Depressione maggiore: due varianti geniche e qualche difficoltà
Trovata una correlazione tra depressione maggiore e due varianti geniche. In una di queste sarebbero coinvolti i mitocondri, ma i ricercatori suggeriscono di prendere i dati con cautela
RICERCA – Identificate due varianti geniche che potrebbero essere legate alla depressione maggiore. La scoperta è stata fatta dai ricercatori del Consorzio COVERAGE (China Oxford and VCU Experimental Research on Genetic Epidemiology), una collaborazione fra l’Università di Oxford, la Fudan University, in Cina, lo Hua Shan Hospital a Fudan e la Virginia Commonwealth University (VCU). I risultati sono stati descritti in un articolo pubblicato su Nature. Nonostante l’entusiasmo, però, non mancano i punti oscuri e i dubbi. Vediamo perché.
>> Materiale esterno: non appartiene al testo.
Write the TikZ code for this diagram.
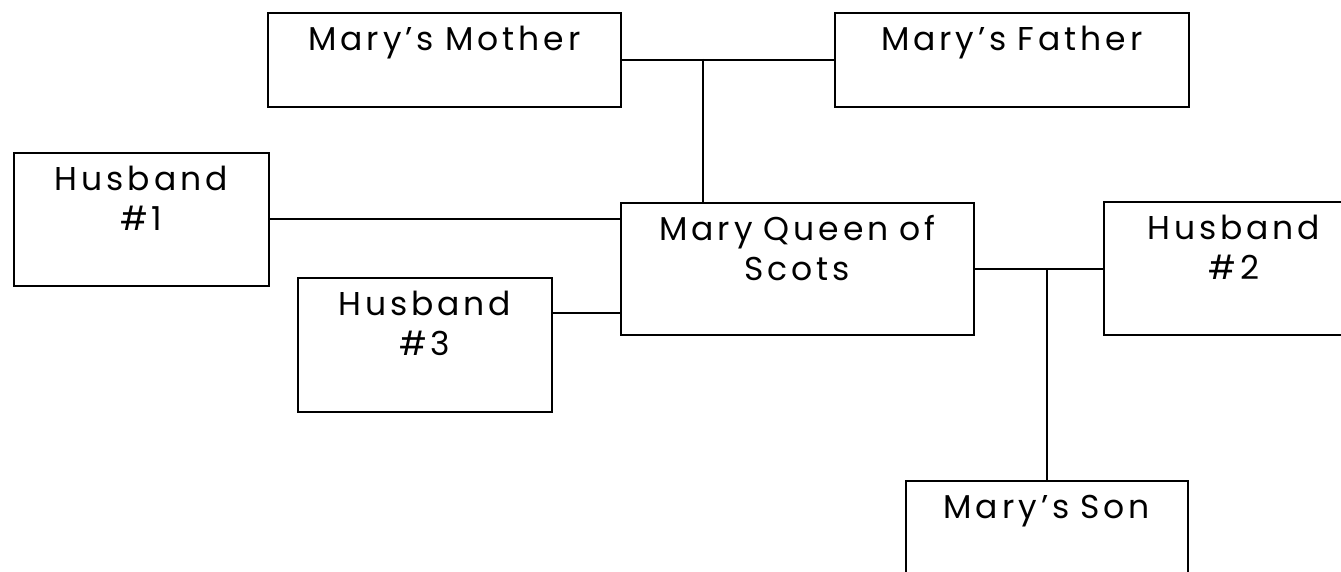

La depressione è una malattia invalidante psichiatrica che colpisce le sfere affettive e cognitive. A scatenarla sono più fattori, sia genetici che ambientali. Una delle forme di depressione più diffuse, dove la componente genetica sembra essere quella prevalente è il disturbo depressivo maggiore (MDD). Da decenni lo si studia, ma è difficile innanzitutto capirne l’eziologia. Una scarsità di informazioni che è in totale contrasto con l’impatto sulla società, dal momento che si tratta di una malattia comune, costosa e con alti tassi di mortalità.
Poiché vi sono diversi livelli di gravità e le terapie hanno efficacia molto variabile è probabile che si tratti di gruppi di patologie con sintomi in parte comuni. In altre parole il primo problema è una definizione più chiara della malattia. Segni di “tristezza”, infatti, fanno parte della vita quotidiana. Come segnare il confine tra normalità e malattia?
Si sa piuttosto poco però sui meccanismi di ereditarietà e per questo un gruppo di ricercatori ha cercato di indagare più a fondo le possibili varianti genetiche che possono essere correlate alla malattia. Come farlo? I ricercatori del Consorzio sono partiti dall’idea che uno dei principali problemi è l’eterogeneità di persone che hanno stessi sintomi, ma per motivi anche molto diversi, che vanno dal fattore genetico, all’ambiente, come povertà o vita malsana. Per limitare queste difficoltà si è quindi scelto di studiare solo i casi gravi che ci si aspetta abbiano dei “segnali genetici” meno complessi: questo approccio è infatti usato frequentemente per le malattie complesse.
Lo studio è stato effettuato su un vasto campione di persone, circa 10000 donne cinesi: metà sane e metà con diagnosi di depressione maggiore. La Cina è stata scelta perché la prevalenza di MDD è inferiore a quella degli Stati Uniti e dell’Europa. Dal confronto dei genomi i ricercatori sono riusciti a identificare due regioni del DNA (loci) collegabili al disturbo. La prima variante genica si trova vicino al gene SIRT1, mentre la seconda riguarda il gene LHPP e in particolare un suo introne, ovvero una zona che non codifica per proteine.
Questa seconda variante era in qualche modo “attesa”, visto che già in passato si era ipotizzato che il gene in questione potesse essere responsabile della depressione maggiore: lo studio era stato condotto su popolazioni Ashkenazi (discendenti di una comunità ebraica medioevale) e dello Utah.
La vera scoperta è stata la correlazione col gene SIRT1, che sappiamo avere un ruolo regolatorio nel funzionamento dei mitocondri, gli organelli indispensabili per dare energia alle cellule, oltre all’invecchiamento cellulare. Poco invece si sapeva sul suo possibile ruolo sulla depressione, come studi precedenti che sembrano escludere un nesso tra disturbo e meccanismi mitocondriali.
I risultati sono molto interessanti, anche se non mancano i dubbi, come riportato in un articolo di commento pubblicato su Nature da Patrick F. Sullivan, psichiatra e statistico medico all’Università del North Carolina e al Karolinska Institut di Stoccolma. Dal momento che vi sono molti geni connessi all’attività mitocondriale, andrebbe verificato un eventuale loro legame col disturbo in questione. Inoltre le correlazioni trovate potrebbero non valere in generale, ma essere legate alla specificità genetica della popolazione cinese, o ancora potrebbe trattarsi di un artefatto determinato dalla genotipizzazione usata, ovvero il sistema di definizione del genoma degli individui.
In ogni caso non vengono messi in secondo piano gli intriganti risultati dello studio, anche se si suggerisce di prendere i dati con cautela e progettare nuovi studi che possano confermare queste ipotesi per progettare strategie di trattamento efficaci.